# Teryx smoking



## skyscraper38

Went on a ride this past saturday and was just going down the trail and it started smoking real bad out of no where. It has never been drowned out nor sunk, the oil looks like new and there's no oil in the airbox. I don't know much about motors so this has me stumped on what it could be. 

But at mudstock my teryx did overheat due to a busted radiator that I did not know about till it was too late. I was wondering if something went bad when it overheated and it just now took effect? 

Any help is appreciated.

Thanks


----------



## countryboy61283

Could be blown head gasket and coolant leaking into cylinder


----------



## hp488

^^agreed and what dose the smoke look and smell like?


----------



## No_Substitue_For_A_Brute

What color is the smoke? Black, white, blue? That may give us some help to narrow it down. My first guess would be a head gasket, especially if it was ran hot. 

Sent from my HTC Thunderbolt using tapatalk.


----------



## skyscraper38

I can't remember off hand because when it started smoking i killed the bike and had it towed back. I haven't had a chance to look at it either because it has been raining for 2 days straight. I was thinking it was a head gasket, but if I remember correctly I think the smoke smelt like oil but I could be wrong.

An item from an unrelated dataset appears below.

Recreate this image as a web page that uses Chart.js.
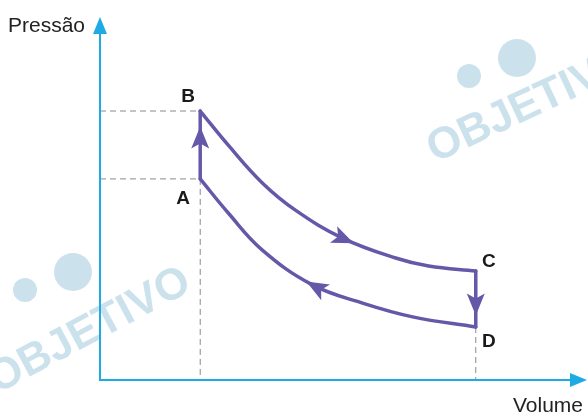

I do remember every time I would crank it before the ride you could smell oil strong for a minute but then it would quit, wouldn't smoke at all though.


----------



## 03maxpower

Could have messed up the rings do a comp test idk just guessing thinking out loud and figured you would know right away if it was antifreeze


----------



## skyscraper38

Took it off the trailer today and it's definitely oil.


----------



## 03maxpower

My guess would rings then for sure just a guess though


----------